* [Task directions]: Give the listing again exactly, omitting its images.

* [Supplied information]:

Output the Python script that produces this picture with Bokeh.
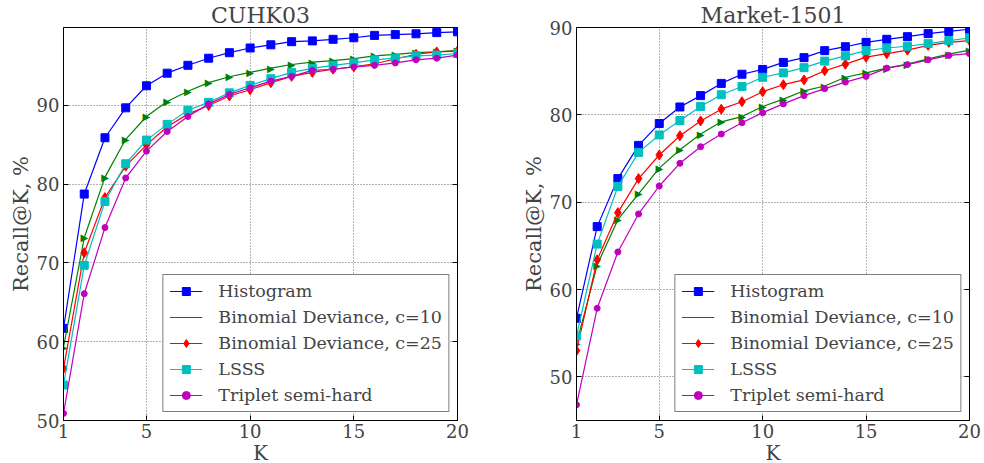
import math
from bokeh.plotting import figure
from bokeh.layouts import row
from bokeh.models import FixedTicker, Legend, LegendItem, LinearAxis, CustomJSTickFormatter
from bokeh.core.properties import value
from bokeh.embed import file_html
from bokeh.resources import INLINE

K = list(range(1, 21))
x_ticks = [1, 5, 10, 15, 20]
y_ticks = [50, 60, 70, 80, 90]
names = ["Histogram", "Binomial Deviance, c=10", "Binomial Deviance, c=25", "LSSS", "Triplet semi-hard"]

cuhk_hist = [61.7, 78.75, 85.9, 89.7, 92.5, 94.1, 95.1, 96.0, 96.7, 97.3, 97.7, 98.1, 98.2, 98.4, 98.6, 98.9, 99.0, 99.1, 99.25, 99.35]
cuhk_bd10 = [59.3, 73.2, 80.9, 85.7, 88.6, 90.5, 91.8, 92.9, 93.65, 94.2, 94.75, 95.2, 95.5, 95.7, 95.95, 96.3, 96.5, 96.7, 96.8, 97.0]
cuhk_bd25 = [56.6, 71.3, 78.3, 82.3, 85.0, 87.3, 88.9, 90.0, 91.2, 92.0, 92.9, 93.7, 94.2, 94.6, 94.9, 95.3, 95.9, 96.5, 96.8, 96.9]
cuhk_lsss = [54.5, 69.7, 77.8, 82.6, 85.6, 87.6, 89.4, 90.4, 91.6, 92.55, 93.4, 94.2, 94.7, 95.1, 95.4, 95.8, 96.0, 96.3, 96.4, 96.6]
cuhk_trip = [50.9, 66.1, 74.5, 80.8, 84.2, 86.7, 88.6, 90.2, 91.4, 92.25, 93.1, 93.7, 94.45, 94.6, 94.9, 95.1, 95.4, 95.8, 96.0, 96.4]

mkt_hist = [56.7, 67.2, 72.7, 76.5, 79.0, 80.9, 82.2, 83.6, 84.65, 85.2, 86.0, 86.55, 87.35, 87.8, 88.3, 88.65, 88.95, 89.3, 89.55, 89.8]
mkt_bd10 = [53.8, 62.8, 68.0, 70.95, 73.9, 76.0, 77.8, 79.2, 79.8, 80.95, 81.8, 82.75, 83.3, 84.3, 84.8, 85.35, 85.8, 86.4, 86.95, 87.4]
mkt_bd25 = [53.0, 63.4, 68.8, 72.7, 75.4, 77.6, 79.3, 80.65, 81.5, 82.65, 83.45, 84.0, 85.05, 85.8, 86.6, 87.0, 87.4, 87.95, 88.3, 88.5]
mkt_lsss = [54.7, 65.2, 71.8, 75.7, 77.7, 79.35, 80.95, 82.3, 83.25, 84.3, 84.8, 85.4, 86.15, 86.75, 87.35, 87.65, 87.85, 88.15, 88.5, 88.8]
mkt_trip = [46.8, 57.85, 64.3, 68.65, 71.85, 74.45, 76.35, 77.8, 79.1, 80.25, 81.25, 82.2, 83.0, 83.75, 84.4, 85.35, 85.75, 86.3, 86.8, 87.0]

colors = ["#0000ff", "#008000", "#ff0000", "#00bfbf", "#bf00bf"]
markers = ["square", "arrow", "diamond", "square", "circle"]
sizes = [8, 9, 10, 8, 6]

FONT = "DejaVu Serif"


def style_axis(ax, label_size="18px"):
    ax.major_label_text_font = FONT
    ax.major_label_text_font_size = label_size
    ax.axis_label_text_font = FONT
    ax.axis_label_text_font_size = "21px"
    ax.axis_label_text_font_style = "normal"
    ax.major_tick_in = 5
    ax.major_tick_out = 0
    ax.minor_tick_in = 0
    ax.minor_tick_out = 0
    ax.major_label_standoff = 4
    ax.axis_label_standoff = 1
    ax.axis_line_color = "black"


def make(title, series, y_range, fw, left, right):
    p = figure(frame_width=fw, frame_height=393, x_range=(1, 20), y_range=y_range,
               output_backend="svg", toolbar_location=None,
               min_border_left=left, min_border_right=right,
               min_border_top=0, min_border_bottom=0)
    p.title.text = title
    p.title.text_font = FONT
    p.title.text_font_size = "22px"
    p.title.text_font_style = "normal"
    p.title.align = "center"
    p.title.standoff = 0
    p.outline_line_color = "black"
    p.outline_line_width = 1
    p.outline_line_alpha = 1
    style_axis(p.xaxis[0])
    style_axis(p.yaxis[0])
    p.xaxis[0].major_label_standoff = 3
    p.xaxis[0].axis_label_standoff = 0
    p.xaxis[0].axis_label_text_font_size = "20px"
    p.xaxis.ticker = FixedTicker(ticks=x_ticks)
    p.yaxis.ticker = FixedTicker(ticks=y_ticks)
    p.xaxis.axis_label = "K"
    p.yaxis.axis_label = "Recall@K, %"
    ax_r = LinearAxis(ticker=FixedTicker(ticks=y_ticks),
                      formatter=CustomJSTickFormatter(code="return ''"))
    style_axis(ax_r)
    ax_r.major_label_standoff = 0
    p.add_layout(ax_r, "right")
    p.grid.grid_line_color = "black"
    p.grid.grid_line_alpha = 0.6
    p.grid.grid_line_dash = "1 2"
    p.grid.grid_line_width = 1
    items = []
    for name, ys, c, m, s in zip(names, series, colors, markers, sizes):
        r1 = p.line(K, ys, line_color=c, line_width=1.2)
        if m == "arrow":
            r2 = p.text(x=K, y=ys, text=["\u25B6"] * len(K), text_font=value("DejaVu Sans"),
                        text_font_size="10px", text_color=c, text_align="center",
                        text_baseline="middle")
        else:
            r2 = p.scatter(x=K, y=ys, marker=m, size=s, fill_color=c, line_color=c)
        items.append(LegendItem(label=name, renderers=[r1, r2]))
    leg = Legend(items=items, location="bottom_right")
    leg.label_text_font = FONT
    leg.label_text_font_size = "17.5px"
    leg.glyph_width = 33
    leg.glyph_height = 20
    leg.label_height = 20
    leg.label_standoff = 16
    leg.spacing = 6
    leg.padding = 6
    leg.margin = 8
    leg.border_line_color = "black"
    leg.border_line_width = 1
    leg.background_fill_alpha = 1
    p.add_layout(leg, "center")
    return p


p1 = make("CUHK03", [cuhk_hist, cuhk_bd10, cuhk_bd25, cuhk_lsss, cuhk_trip], (50, 99.9), 394, 63, 61)
p2 = make("Market-1501", [mkt_hist, mkt_bd10, mkt_bd25, mkt_lsss, mkt_trip], (45, 90), 393, 58, 12)
layout = row(p1, p2)

open("out.html", "w").write(file_html(layout, INLINE))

* [The answer]:
Output the Python script that produces this picture with Bokeh.
import math
from bokeh.plotting import figure
from bokeh.layouts import row
from bokeh.models import FixedTicker, Legend, LegendItem, LinearAxis, CustomJSTickFormatter
from bokeh.core.properties import value
from bokeh.embed import file_html
from bokeh.resources import INLINE

K = list(range(1, 21))
x_ticks = [1, 5, 10, 15, 20]
y_ticks = [50, 60, 70, 80, 90]
names = ["Histogram", "Binomial Deviance, c=10", "Binomial Deviance, c=25", "LSSS", "Triplet semi-hard"]

cuhk_hist = [61.7, 78.75, 85.9, 89.7, 92.5, 94.1, 95.1, 96.0, 96.7, 97.3, 97.7, 98.1, 98.2, 98.4, 98.6, 98.9, 99.0, 99.1, 99.25, 99.35]
cuhk_bd10 = [59.3, 73.2, 80.9, 85.7, 88.6, 90.5, 91.8, 92.9, 93.65, 94.2, 94.75, 95.2, 95.5, 95.7, 95.95, 96.3, 96.5, 96.7, 96.8, 97.0]
cuhk_bd25 = [56.6, 71.3, 78.3, 82.3, 85.0, 87.3, 88.9, 90.0, 91.2, 92.0, 92.9, 93.7, 94.2, 94.6, 94.9, 95.3, 95.9, 96.5, 96.8, 96.9]
cuhk_lsss = [54.5, 69.7, 77.8, 82.6, 85.6, 87.6, 89.4, 90.4, 91.6, 92.55, 93.4, 94.2, 94.7, 95.1, 95.4, 95.8, 96.0, 96.3, 96.4, 96.6]
cuhk_trip = [50.9, 66.1, 74.5, 80.8, 84.2, 86.7, 88.6, 90.2, 91.4, 92.25, 93.1, 93.7, 94.45, 94.6, 94.9, 95.1, 95.4, 95.8, 96.0, 96.4]

mkt_hist = [56.7, 67.2, 72.7, 76.5, 79.0, 80.9, 82.2, 83.6, 84.65, 85.2, 86.0, 86.55, 87.35, 87.8, 88.3, 88.65, 88.95, 89.3, 89.55, 89.8]
mkt_bd10 = [53.8, 62.8, 68.0, 70.95, 73.9, 76.0, 77.8, 79.2, 79.8, 80.95, 81.8, 82.75, 83.3, 84.3, 84.8, 85.35, 85.8, 86.4, 86.95, 87.4]
mkt_bd25 = [53.0, 63.4, 68.8, 72.7, 75.4, 77.6, 79.3, 80.65, 81.5, 82.65, 83.45, 84.0, 85.05, 85.8, 86.6, 87.0, 87.4, 87.95, 88.3, 88.5]
mkt_lsss = [54.7, 65.2, 71.8, 75.7, 77.7, 79.35, 80.95, 82.3, 83.25, 84.3, 84.8, 85.4, 86.15, 86.75, 87.35, 87.65, 87.85, 88.15, 88.5, 88.8]
mkt_trip = [46.8, 57.85, 64.3, 68.65, 71.85, 74.45, 76.35, 77.8, 79.1, 80.25, 81.25, 82.2, 83.0, 83.75, 84.4, 85.35, 85.75, 86.3, 86.8, 87.0]

colors = ["#0000ff", "#008000", "#ff0000", "#00bfbf", "#bf00bf"]
markers = ["square", "arrow", "diamond", "square", "circle"]
sizes = [8, 9, 10, 8, 6]

FONT = "DejaVu Serif"


def style_axis(ax, label_size="18px"):
    ax.major_label_text_font = FONT
    ax.major_label_text_font_size = label_size
    ax.axis_label_text_font = FONT
    ax.axis_label_text_font_size = "21px"
    ax.axis_label_text_font_style = "normal"
    ax.major_tick_in = 5
    ax.major_tick_out = 0
    ax.minor_tick_in = 0
    ax.minor_tick_out = 0
    ax.major_label_standoff = 4
    ax.axis_label_standoff = 1
    ax.axis_line_color = "black"


def make(title, series, y_range, fw, left, right):
    p = figure(frame_width=fw, frame_height=393, x_range=(1, 20), y_range=y_range,
               output_backend="svg", toolbar_location=None,
               min_border_left=left, min_border_right=right,
               min_border_top=0, min_border_bottom=0)
    p.title.text = title
    p.title.text_font = FONT
    p.title.text_font_size = "22px"
    p.title.text_font_style = "normal"
    p.title.align = "center"
    p.title.standoff = 0
    p.outline_line_color = "black"
    p.outline_line_width = 1
    p.outline_line_alpha = 1
    style_axis(p.xaxis[0])
    style_axis(p.yaxis[0])
    p.xaxis[0].major_label_standoff = 3
    p.xaxis[0].axis_label_standoff = 0
    p.xaxis[0].axis_label_text_font_size = "20px"
    p.xaxis.ticker = FixedTicker(ticks=x_ticks)
    p.yaxis.ticker = FixedTicker(ticks=y_ticks)
    p.xaxis.axis_label = "K"
    p.yaxis.axis_label = "Recall@K, %"
    ax_r = LinearAxis(ticker=FixedTicker(ticks=y_ticks),
                      formatter=CustomJSTickFormatter(code="return ''"))
    style_axis(ax_r)
    ax_r.major_label_standoff = 0
    p.add_layout(ax_r, "right")
    p.grid.grid_line_color = "black"
    p.grid.grid_line_alpha = 0.6
    p.grid.grid_line_dash = "1 2"
    p.grid.grid_line_width = 1
    items = []
    for name, ys, c, m, s in zip(names, series, colors, markers, sizes):
        r1 = p.line(K, ys, line_color=c, line_width=1.2)
        if m == "arrow":
            r2 = p.text(x=K, y=ys, text=["\u25B6"] * len(K), text_font=value("DejaVu Sans"),
                        text_font_size="10px", text_color=c, text_align="center",
                        text_baseline="middle")
        else:
            r2 = p.scatter(x=K, y=ys, marker=m, size=s, fill_color=c, line_color=c)
        items.append(LegendItem(label=name, renderers=[r1, r2]))
    leg = Legend(items=items, location="bottom_right")
    leg.label_text_font = FONT
    leg.label_text_font_size = "17.5px"
    leg.glyph_width = 33
    leg.glyph_height = 20
    leg.label_height = 20
    leg.label_standoff = 16
    leg.spacing = 6
    leg.padding = 6
    leg.margin = 8
    leg.border_line_color = "black"
    leg.border_line_width = 1
    leg.background_fill_alpha = 1
    p.add_layout(leg, "center")
    return p


p1 = make("CUHK03", [cuhk_hist, cuhk_bd10, cuhk_bd25, cuhk_lsss, cuhk_trip], (50, 99.9), 394, 63, 61)
p2 = make("Market-1501", [mkt_hist, mkt_bd10, mkt_bd25, mkt_lsss, mkt_trip], (45, 90), 393, 58, 12)
layout = row(p1, p2)

open("out.html", "w").write(file_html(layout, INLINE))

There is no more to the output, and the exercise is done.